What happens when you are sharing a flat with Prince Edward and twenty pygmies? When an artificial-foot freedom fighter throws a British-made foot at the Chairman of the Communist Party of China, and is then bundled off to a Mobile Prison made by the Ford Motor Company? What about the Lady Di Chinese Restaurant in Walthamstow which specializes in radishes carved in the shape of British Prime Ministers? Will Andrew Lloyd Webber complete his new musical "Dog Breeder"? As a stand-up comedian, Harry Hill is the equal of Eddie Izzard, Rich Hall, and Frank Skinner. Performing bareback for the first time, the self-styled debonaire dachshund now makes his fiction debut.
What an odd book. With Harry Hill I'd say about 70% of his stuff I absolutely love (his stand-up, TV Burp, Alien Fun Capsule) and about 30% I don't enjoy at all (Harry Hill's Tea Time on Sky being the main example). Sadly, this book falls into the 30%. The intricate style of his wonderful early stand-up is there, but his performance of it (intonation, gesture, body language, etc) is missing, as are the wonderful props and other visuals Harry uses in his comedy. This would've worked better as a series of short stories I think, the attempt to string all this mad stuff together into one plot never really works. A bit of a shame, but Alien Fun Capsule is coming back next year, so that's alright then.

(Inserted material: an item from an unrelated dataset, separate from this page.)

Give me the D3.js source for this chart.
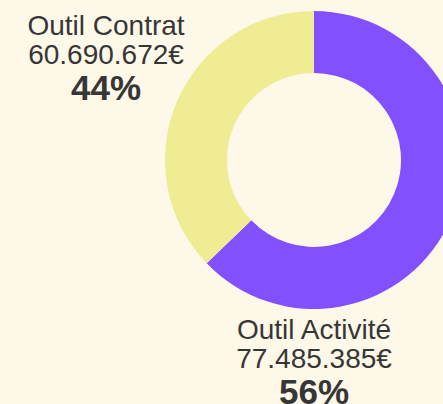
<!DOCTYPE html>
<html>
<head>
<meta charset="utf-8">
<script src="https://cdn.jsdelivr.net/npm/d3@7"></script>
<style>
  html, body { margin: 0; padding: 0; background: #fef8e8; }
  svg { display: block; }
</style>
</head>
<body>
<div id="chart"></div>
<script>
// données du graphique
const labels = ["Outil Activité", "Outil Contrat"];
const amounts = ["77.485.385€", "60.690.672€"];
const percents = ["56%", "44%"];
// parts des arcs telles que dessinées dans l'image
const arcShares = [62.8, 37.2];
const colors = ["#8250fe", "#efec94"];

const width = 443, height = 404;
const cx = 314, cy = 160;
const outerR = 149, innerR = 87;

const svg = d3.select("#chart")
    .append("svg")
    .attr("width", width)
    .attr("height", height);

const pie = d3.pie().sort(null).value(d => d);
const arc = d3.arc().innerRadius(innerR).outerRadius(outerR);

const g = svg.append("g").attr("transform", `translate(${cx},${cy})`);

g.selectAll("path")
    .data(pie(arcShares))
    .join("path")
    .attr("d", arc)
    .attr("fill", (d, i) => colors[i]);

// positions des étiquettes, relatives au centre
const labelPos = [
    {x: 0, y: outerR + 30},
    {x: -208, y: -125}
];

const lab = g.selectAll("g.label")
    .data(labels)
    .join("g")
    .attr("class", "label")
    .attr("transform", (d, i) => `translate(${labelPos[i].x},${labelPos[i].y})`)
    .attr("text-anchor", "middle")
    .attr("fill", "#363636");

lab.append("text")
    .attr("font-family", "Liberation Sans, Arial, sans-serif")
    .attr("font-size", 28)
    .text(d => d);

lab.append("text")
    .attr("y", 28.5)
    .attr("font-family", "Liberation Sans, Arial, sans-serif")
    .attr("font-size", 28)
    .text((d, i) => amounts[i]);

lab.append("text")
    .attr("y", 65)
    .attr("font-family", "Liberation Sans, Arial, sans-serif")
    .attr("font-size", 35)
    .attr("font-weight", "bold")
    .text((d, i) => percents[i]);
</script>
</body>
</html>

Still as funny and mad as when I read it almost twenty years ago. If you love Harry Hill as much as I do, it’s a must-read; if you don’t, then you won’t be interested anyway. The hilarity is created by juxtaposing real life figures of entertainment and politics with invented, and largely monstrous, fictional characters, then putting them into mundane situations within which they struggle. The sheer ludicrousness of these incidents will either tickle you or leave you scratching your head. Harry Hill is a unique member of the UK comedy community, and one to be treasured.
Brilliant, laugh out loud funny. Do not read on an aeroplane, you might be asked to leave, or at least slip on a straight jacket. The story line is surreal, unreal and totally bonkers. I read it all in one day as I couldn't put it down or stop laughing. I laughed so much that my wife thought I was going to stop breathing. At least, she hoped so. 10 stars!
This book is described as Harry Hill's debut "novel", but to be perfectly honest, it doesn't really fall into that category. If it was a novel, it would be a fictional work with a coherent, cohesive storyline, characters who are acting out the details of the story, description detailing the action, and at least some conversations which make sense. As it is, although there is the basic bones of a storyline here (concerning a surprisingly sensitive and articulate pig, the characters (apart from the pig) all seem to be comprised of celebrities acting in very strange (I hope fictional) ways, the main descriptive passages detail fights between these celebrities and the only conversations seem to be conducted in a foreign language (think pig patois/conversations that might be held by visiting Chinese dignitaries). Don't know what I'm on about? No, I didn't get it either. All of these random elements, I hasten to add, did not prevent this book from being very, very funny, but it's only "novel" in the sense of the word that it's original; but you wouldn't expect anything less from Mr H. I loved the opening concerning the typo in the title and my only real criticism is that at points it's just too surreal to follow. I agree with another reviewer on this site - it's not Mr H's best work, but it does have its merits. I'm not sure about the test in the middle of the book though ("This is the third and final human riding an animal in this book. Can you name the other two?" p. 226 - Ans: Don't be ridiculous, by page 226 I was as baffled as anyone would be.
Disappointing. I like Harry Hill on the telly and he was hilarious the one time I saw him live (a very long time ago mind you).
This novel falls between two stools; it's not quite absurd enough to match, say, Spike Milligan, but the various plots spin off at too many zany tangents to make it an amusing farce such as Tom Sharpe's. Filling the book with real people is just plain odd, but it is amusing in a daft sort of way and I found I enjoyed it more the further I read.
I reluctantly classify this title as "humour", seeing as I didn't find it funny at all. It didn't take any skill putting this book together, it was purely a random collection of random babble. Not for me.